Radformation Blog

Carbon Ion Therapy | Radformation

Written by Carly Showalter | Jul 8, 2020 4:00:00 AM
The use of heavy ions, such as carbon, in radiation therapy has seen a recent rise in interest due to potential dose deposition and radiobiological advantages compared to photon based therapy. Despite carbon ion therapy having been discovered in the United States in the 1970s, it’s been absent in North America since then. Only in November of 2019 did Mayo Clinic announce their plans to build a facility with Hitachi Limited of Japan. The Jacksonville, Florida facility will feature a proton center as well, with the carbon ion portion planned to open sometime after 2025. The integrated oncology center will allow for carbon ion therapy research, including multi-modality treatment trials.

 

Arguments for carbon ion therapy

As in proton therapy, carbon ions demonstrate the Bragg peak phenomenon in tissue, with a majority of their energy being deposited at depth. This is especially advantageous in reducing the dose given to normal tissue beyond the tumor volume. Carbon ion beams also have a smaller lateral penumbra, which helps to limit dose to the surrounding tissue when compared to a typical photon beam.

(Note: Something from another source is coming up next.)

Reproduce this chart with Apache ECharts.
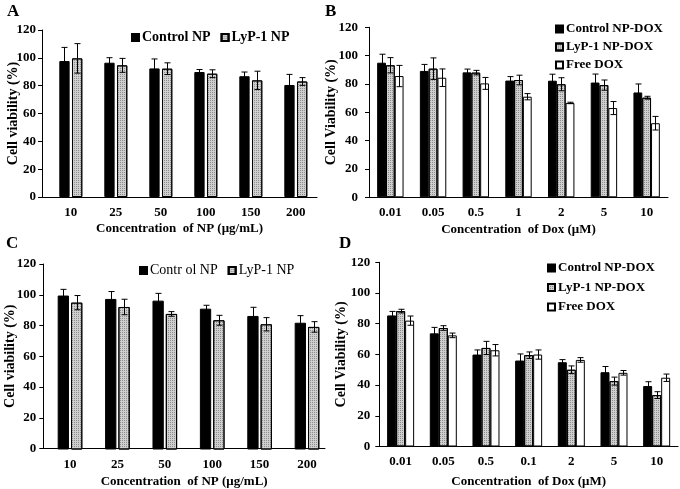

An advantage of carbon ion therapy is that its typical fractionation schemes involve hypofractionation, allowing for shorter courses of radiation therapy. For patients, fewer fractions means less travel and lower opportunity costs of treatment. For departments, courses become more efficient, allowing for increased throughput. Clinical trials have found that the overall treatment time could be significantly reduced with acceptable toxicities.

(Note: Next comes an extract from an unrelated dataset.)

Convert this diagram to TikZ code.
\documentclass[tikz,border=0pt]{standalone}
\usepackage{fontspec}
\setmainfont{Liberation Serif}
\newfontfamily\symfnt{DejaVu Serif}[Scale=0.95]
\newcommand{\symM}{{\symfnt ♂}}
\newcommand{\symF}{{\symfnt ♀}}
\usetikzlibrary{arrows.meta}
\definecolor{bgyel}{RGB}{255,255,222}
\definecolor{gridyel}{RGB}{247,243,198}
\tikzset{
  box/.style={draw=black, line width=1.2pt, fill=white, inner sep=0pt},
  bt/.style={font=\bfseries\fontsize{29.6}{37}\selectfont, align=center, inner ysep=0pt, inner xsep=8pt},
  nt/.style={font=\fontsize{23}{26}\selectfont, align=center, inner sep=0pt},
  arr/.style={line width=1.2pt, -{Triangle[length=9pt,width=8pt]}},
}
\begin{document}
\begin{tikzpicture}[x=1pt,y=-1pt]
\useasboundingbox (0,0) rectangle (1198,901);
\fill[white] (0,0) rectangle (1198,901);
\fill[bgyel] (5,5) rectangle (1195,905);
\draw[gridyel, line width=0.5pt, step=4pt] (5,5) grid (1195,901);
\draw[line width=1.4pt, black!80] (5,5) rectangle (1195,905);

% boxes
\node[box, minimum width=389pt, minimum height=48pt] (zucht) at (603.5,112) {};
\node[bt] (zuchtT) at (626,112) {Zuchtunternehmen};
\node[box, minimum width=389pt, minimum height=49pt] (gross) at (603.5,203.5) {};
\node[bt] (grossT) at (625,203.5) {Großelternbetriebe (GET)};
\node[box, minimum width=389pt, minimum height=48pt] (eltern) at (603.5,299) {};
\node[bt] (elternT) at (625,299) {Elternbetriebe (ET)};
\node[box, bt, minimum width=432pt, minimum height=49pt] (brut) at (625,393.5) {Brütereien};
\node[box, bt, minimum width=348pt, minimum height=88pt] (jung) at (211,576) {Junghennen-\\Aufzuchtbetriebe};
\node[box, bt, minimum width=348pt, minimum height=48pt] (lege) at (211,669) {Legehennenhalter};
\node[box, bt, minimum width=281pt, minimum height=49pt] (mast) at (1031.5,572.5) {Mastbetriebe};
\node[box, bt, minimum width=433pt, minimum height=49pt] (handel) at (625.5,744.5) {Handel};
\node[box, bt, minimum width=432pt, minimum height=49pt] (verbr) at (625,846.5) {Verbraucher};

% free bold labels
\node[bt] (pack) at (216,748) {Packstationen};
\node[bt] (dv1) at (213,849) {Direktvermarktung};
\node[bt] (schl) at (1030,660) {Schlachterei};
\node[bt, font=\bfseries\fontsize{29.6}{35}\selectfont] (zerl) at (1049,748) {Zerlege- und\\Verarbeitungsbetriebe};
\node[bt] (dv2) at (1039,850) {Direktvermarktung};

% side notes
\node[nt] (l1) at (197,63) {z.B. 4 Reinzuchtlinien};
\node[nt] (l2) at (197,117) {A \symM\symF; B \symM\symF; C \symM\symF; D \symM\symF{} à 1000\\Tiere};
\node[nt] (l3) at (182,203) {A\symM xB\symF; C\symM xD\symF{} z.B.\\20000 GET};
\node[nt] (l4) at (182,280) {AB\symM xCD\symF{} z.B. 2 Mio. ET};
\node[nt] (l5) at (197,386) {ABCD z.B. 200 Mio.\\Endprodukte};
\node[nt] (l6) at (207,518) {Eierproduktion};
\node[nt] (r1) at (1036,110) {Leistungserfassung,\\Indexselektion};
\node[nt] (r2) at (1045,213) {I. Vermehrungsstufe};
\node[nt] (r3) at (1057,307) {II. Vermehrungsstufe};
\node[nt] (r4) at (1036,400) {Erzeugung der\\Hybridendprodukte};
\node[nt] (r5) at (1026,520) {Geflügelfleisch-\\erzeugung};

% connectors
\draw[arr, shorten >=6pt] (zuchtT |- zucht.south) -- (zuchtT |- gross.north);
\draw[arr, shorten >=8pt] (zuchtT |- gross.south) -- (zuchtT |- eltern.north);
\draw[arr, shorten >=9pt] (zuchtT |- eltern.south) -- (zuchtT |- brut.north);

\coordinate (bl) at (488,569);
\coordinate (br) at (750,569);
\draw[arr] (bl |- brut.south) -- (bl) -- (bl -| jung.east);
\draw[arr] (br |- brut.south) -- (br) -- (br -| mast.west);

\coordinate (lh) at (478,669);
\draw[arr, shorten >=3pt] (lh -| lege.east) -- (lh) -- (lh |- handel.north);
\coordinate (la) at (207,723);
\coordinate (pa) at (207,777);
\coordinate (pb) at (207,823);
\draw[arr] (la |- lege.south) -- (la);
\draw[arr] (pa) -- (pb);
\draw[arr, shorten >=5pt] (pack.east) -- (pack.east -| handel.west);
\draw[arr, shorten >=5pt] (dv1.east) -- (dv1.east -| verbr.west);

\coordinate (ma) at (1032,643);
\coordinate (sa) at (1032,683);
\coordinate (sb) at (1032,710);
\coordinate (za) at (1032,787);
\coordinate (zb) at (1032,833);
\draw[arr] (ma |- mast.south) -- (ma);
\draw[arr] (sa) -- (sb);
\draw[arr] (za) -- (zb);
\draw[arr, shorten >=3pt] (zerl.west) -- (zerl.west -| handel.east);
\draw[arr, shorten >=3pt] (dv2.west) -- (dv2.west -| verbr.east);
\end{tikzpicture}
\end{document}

From the radiobiological perspective, carbon ions confer a number of benefits:

  • Decreased oxygen enhancement ratio (OER)
  • Diminished capacity for sublethal or potentially lethal damage repair
  • Reduced cell cycle-dependent radiosensitivity

These factors aid in the treatment of tumors that are typically identified as radioresistant. These combined radiobiological advantages result in more cell killing within the tumor and hence more tumor control. With higher RBE and LET, carbon ions increase cell killing compared to photon therapy to maximize tumor control while decreasing toxicity to normal tissue. 

Clinical Benefit

Clinical research has begun to reinforce the potential benefits of carbon ion therapy. In a trial for patients with bone and soft tissue sarcomas, good local tumor control was achieved, even in large and unresectable tumors. The boon here is that this subset of patients may not tolerate surgery or not qualify for surgery due to tumor size. At one year post-treatment, the local control rate was 88% and at three years, 71%. It was also found in these patients that there were relatively high survival rates: 82% at one year and 46% at three years post-treatment. In a different study involving bulky sacral chordoma tumors, results showed an 86% local control rate at five years and an overall survival rate of 88% at five years.

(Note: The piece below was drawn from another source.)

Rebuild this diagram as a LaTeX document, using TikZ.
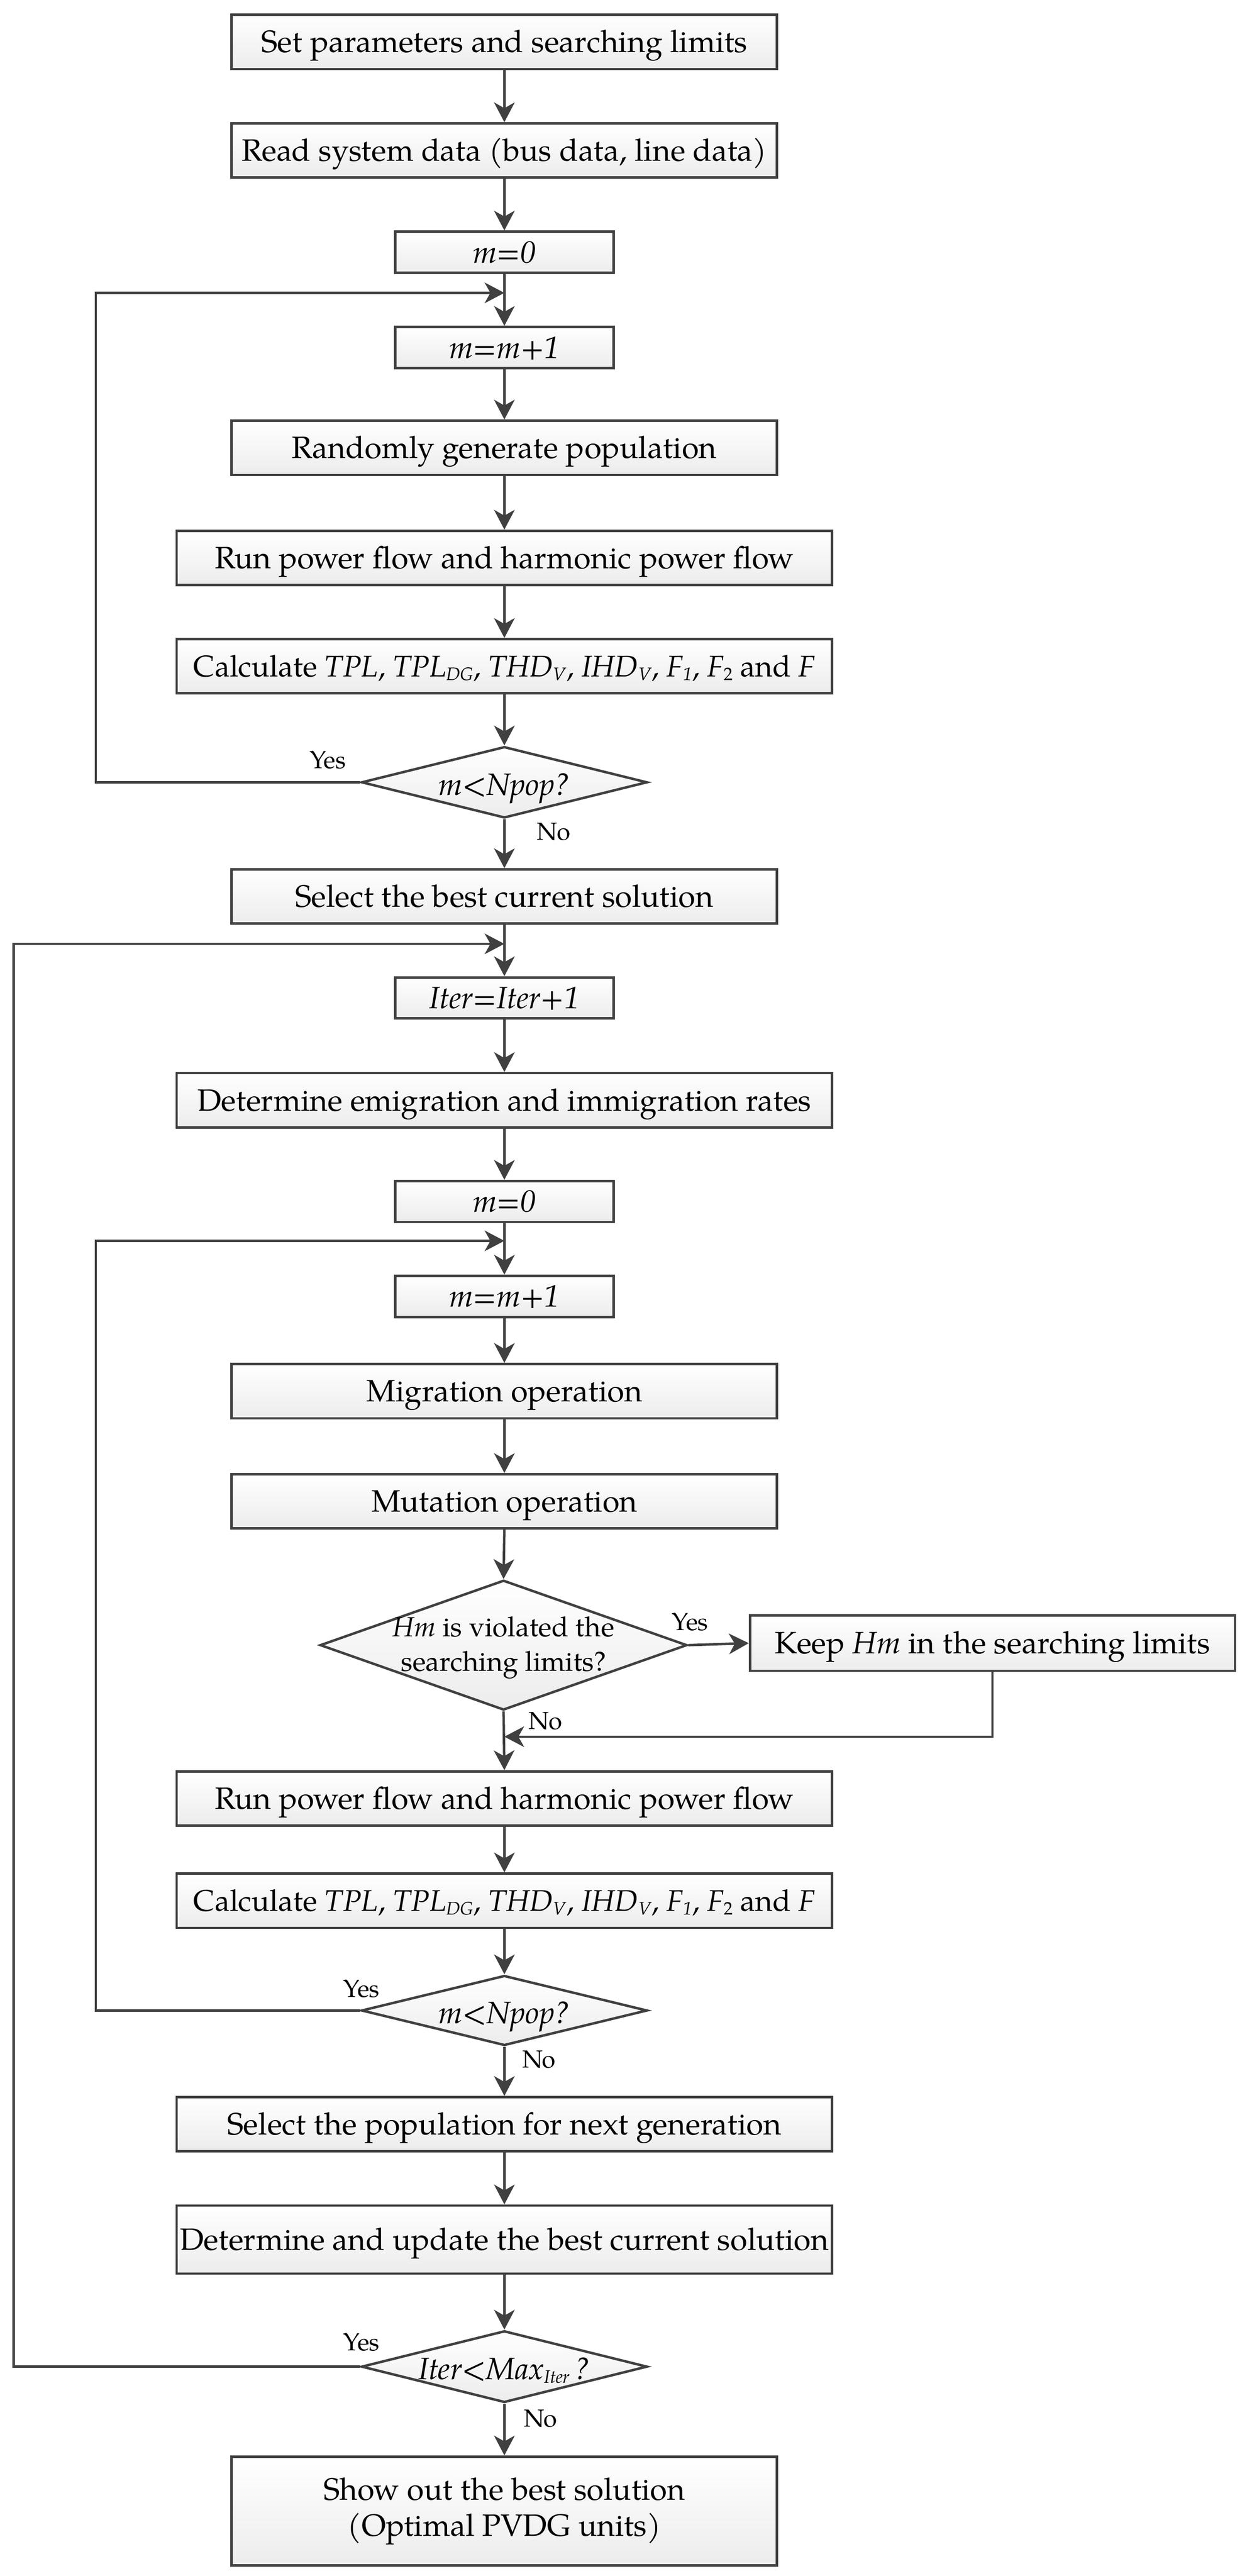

Schalff, et al. have compiled data comparing favorable clinical results using carbon ion therapy versus standard-of-care results for a number of treatment sites:

Potential pitfalls

Despite the clear benefits of heavy-ion therapy, radiation therapy with carbon ions requires complex equipment, a synchrotron, and additional shielding. Building and maintaining the equipment needed is extremely expensive, approximately twice the cost of a proton facility, a drawback that has prevented investment in this treatment modality to date. So while carbon ion therapy has been shown in prospective trials and clinical outcomes to be effective for certain tumor types, there is still legitimate debate on the role it will play in the future of radiation therapy given the high barrier of entry and ongoing operation costs. With cost barriers for constructing new carbon ion facilities, there have been very few clinical trials that provide valuable clinical information for treatment options.

 

Conclusion

Carbon ion therapy is receiving recent attention for its potential role in cancer care. If ongoing clinical trials continue to show clinical benefit, it is possible that this technique will continue to gain traction, perhaps even within the United States. However, in spite of positive outcomes, the efficacy of carbon ion therapy must be such that the benefits outweigh the associated costs of construction, implementation, and maintenance of the technology.